When he was named chair of the state Board of Education by Gov. Craig Benson in 2003, Bramante was “charged with redesigning the system.”

“He gave me no description of what he was actually envisioning for this new system, but gave me two parameters,” Bramante said. “He said, ‘I want you to start with a clean sheet of paper, and I want you to challenge everything.’ I told the state board, I’m a '60s kind of guy who was taught to question authority, I’m just going to ask questions and we’ll find out where it goes. It’s not like anyone has this vision of what kind of a system we were going to move to. We just kept on asking and answering questions, and it just kind of naturally led us in this direction.”

Bramante said the committee, which Gail Paine of Intervale served on, met on a regular basis in the State House.

“(Paine) said Why don’t we start with the school calendar, we’re not going to change anything there,” he said. “The governor had told me to challenge everything, so I said, Wait a minute, maybe we won’t change anything but 180 days? Who cares? Does anybody care? Is there a defense for 180 days? I have given probably 1,000 to 1,500 presentations around the United States and in New Hampshire on this subject, and I can’t find anyone who defends 180 days. Ultimately, we took the 180 days out of the state regulations and put in an equivalent amount of hours and said to school districts, ‘you guys figure it out.’ You want to do 180 days, OK, but if you want to do more or less (that’s up to individual towns).”

In the past students required “X” amount of hours of seat time to graduate.

“It was based on how many hours a kid sat in a classroom,” Bramante said. “That’s how you got your credit. If you sat in a class for a specific amount of time, in New Hampshire it was 135 hours of classroom instruction got you what is known as one Carnegie credit and you need ‘X’ amount of these to graduate from high school. We said we don’t care how long a kid sits in a classroom — did they learn or didn’t they learn. That’s all we want to know. How they got there we really don’t care. They need to prove to us that they have mastered what we now call the competencies, the required competencies, that the district puts forward. If they can prove that, they’re done. We were the first state in the United States to remove the 180 days from the regulations.”

Bramante, 70, who lives in Durham, and his committee started the process in 2003, and the regulations were put into place in 2005.

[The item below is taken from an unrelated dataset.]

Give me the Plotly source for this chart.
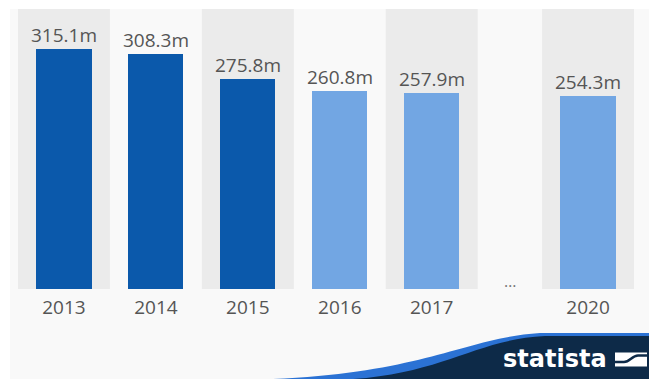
import plotly.graph_objects as go

# Data
years = ["2013", "2014", "2015", "2016", "2017", "2020"]
values = [315.1, 308.3, 275.8, 260.8, 257.9, 254.3]

# Styling
bar_colors = ["#0b59ab", "#0b59ab", "#0b59ab", "#72a6e3", "#72a6e3", "#72a6e3"]
label_color = "#555555"
band_color = "#ebebeb"
bg_color = "#f9f9f9"
navy = "#0d2a48"
stripe_blue = "#2b72d4"
FONT = "Open Sans"

W, H = 649, 379
ML, MR, MT, MB = 18, 15, 9, 90
PW, PH = W - ML - MR, H - MT - MB

# Slots along the x axis: the gap between 2017 and 2020 is a narrower "…" slot
slot_labels = ["2013", "2014", "2015", "2016", "2017", "…", "2020"]
slot_widths = [1, 1, 1, 1, 1, 0.7, 1]
slot_edges = [0]
for w in slot_widths:
    slot_edges.append(slot_edges[-1] + w)
slot_centers = [(a + b) / 2 for a, b in zip(slot_edges[:-1], slot_edges[1:])]
center_of = dict(zip(slot_labels, slot_centers))
bar_x = [center_of[y] for y in years]

Y_MAX = 368


def px(x):
    return (x - ML) / PW


def py(y):
    return (H - MB - y) / PH


fig = go.Figure()
fig.add_trace(go.Bar(
    x=bar_x, y=values, width=0.6,
    marker=dict(color=bar_colors, line=dict(width=0)),
    hoverinfo="skip",
))

annotations = []
for x, v in zip(bar_x, values):
    annotations.append(dict(
        x=x, y=v, xref="x", yref="y", text=f"{v:.1f}m", showarrow=False,
        yanchor="bottom", yshift=-1,
        font=dict(family=FONT, size=19, color=label_color),
    ))

annotations.append(dict(
    x=center_of["…"], y=py(294), xref="x", yref="paper", text="…", showarrow=False,
    font=dict(family=FONT, size=16, color="#777777"),
))

annotations.append(dict(
    x=px(554.5), y=py(359), xref="paper", yref="paper", text="<b>statista</b>",
    showarrow=False, xanchor="center", yanchor="middle",
    font=dict(family="DejaVu Sans", size=24, color="#ffffff"),
))

shapes = []
# alternating column bands
for i, (a, b) in enumerate(zip(slot_edges[:-1], slot_edges[1:])):
    if i % 2 == 0:
        shapes.append(dict(type="rect", xref="x", yref="paper", x0=a, x1=b, y0=0, y1=1,
                           fillcolor=band_color, line=dict(width=0), layer="below"))

# white margins at the left and top edges
shapes.append(dict(type="rect", xref="paper", yref="paper", x0=px(0), x1=px(10), y0=py(H), y1=py(0),
                   fillcolor="#ffffff", line=dict(width=0), layer="above"))
shapes.append(dict(type="rect", xref="paper", yref="paper", x0=px(0), x1=px(W), y0=py(9), y1=py(0),
                   fillcolor="#ffffff", line=dict(width=0), layer="above"))


def path(cmds):
    # one SVG command per point group, converted from pixels to paper fractions
    out = []
    for cmd, pts in cmds:
        coords = " ".join(f"{px(x):.5f},{py(y):.5f}" for x, y in pts)
        out.append(f"{cmd}{coords}")
    return " ".join(out)


# footer wave: blue edge stripe under a navy band
stripe = path([("M", [(235, H + 1)]), ("C", [(420, H - 1), (460, 338), (540, 333)]),
               ("L", [(W + 1, 333)]), ("L", [(W + 1, H + 1)]), ("Z", [])])
navy_band = path([("M", [(330, H + 1)]), ("C", [(440, H - 1), (470, 340), (545, 336)]),
                  ("L", [(W + 1, 336)]), ("L", [(W + 1, H + 1)]), ("Z", [])])
shapes.append(dict(type="path", xref="paper", yref="paper", path=stripe,
                   fillcolor=stripe_blue, line=dict(width=0), layer="above"))
shapes.append(dict(type="path", xref="paper", yref="paper", path=navy_band,
                   fillcolor=navy, line=dict(width=0), layer="above"))

# logo mark: white box split by a dark S-shaped line
logo_box = path([("M", [(615, 352.5)]), ("L", [(647, 352.5)]), ("L", [(647, 366.5)]),
                 ("L", [(615, 366.5)]), ("Z", [])])
logo_cut = path([("M", [(613, 362)]), ("L", [(624, 362)]),
                 ("C", [(630, 362), (632, 355.5), (638, 355.5)]),
                 ("L", [(649, 355.5)])])
shapes.append(dict(type="path", xref="paper", yref="paper", path=logo_box,
                   fillcolor="#ffffff", line=dict(width=0), layer="above"))
shapes.append(dict(type="path", xref="paper", yref="paper", path=logo_cut,
                   fillcolor="rgba(0,0,0,0)", line=dict(color=navy, width=2.5), layer="above"))

fig.update_layout(
    width=W, height=H,
    margin=dict(l=ML, r=MR, t=MT, b=MB, pad=0),
    paper_bgcolor=bg_color, plot_bgcolor=bg_color,
    showlegend=False,
    bargap=0,
    xaxis=dict(range=[0, slot_edges[-1]], tickmode="array",
               tickvals=bar_x, ticktext=years, showgrid=False, zeroline=False,
               showline=False, ticks="", fixedrange=True, ticklabelstandoff=5,
               tickfont=dict(family=FONT, size=19, color=label_color)),
    yaxis=dict(range=[0, Y_MAX], visible=False, fixedrange=True),
    annotations=annotations,
    shapes=shapes,
)

fig.write_html("out.html", config={"displayModeBar": False})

“Some school districts have been pretty aggressive in moving forward,” he said. “Other school districts have been really cautious in moving forward and slow to the point, in my opinion, I’ll put my former state board of education hat on, they’re not meeting the regulations, doing a disservice to the kids, a disservice to the community, doing a disservice to everybody.

“It’s a change. It’s a serious change in how we deliver education in the state, and change does not happen easily. You’ve got 100-plus years of this ship moving in a particular direction, and now we’re saying let’s change the direction and that’s not easy. As the Titanic once found out, it’s not easy to turn this thing.”

Bramante said competency-based learning is designed to give people more control over their education.

“There’s more flexibility, more autonomy on the part of the teachers, more autonomy on the part of everybody — kids, the parents, everybody — more control ultimately of their education,” he said. “To me, the ultimate in local control is the parents and the kids. That’s about as local as it gets. This system, I think, puts them more in control of their learning than ever before.”

Bramante gives SAU 9 two enthusiastic thumbs up for the direction it’s heading.

“When Kadie first sent me the stuff (the SAU was doing in competency-based learning), I looked at it and said, ‘Wow,’ I was thrilled,” he said. “They got it. I’m looking at all these different components, it’s exciting. This will be a process. It will not be an event. It’s going to take a while. I’m not thinking forever, but it will take a process of a few years to fully realize and ultimately develop that cohesive team that is going to pull this off, but I’m very proud of the conclusions that this community came to. Now the community has spoken and handed these folks the task of getting it done. They are in the process of putting together the plan and executing it to really make this happen.”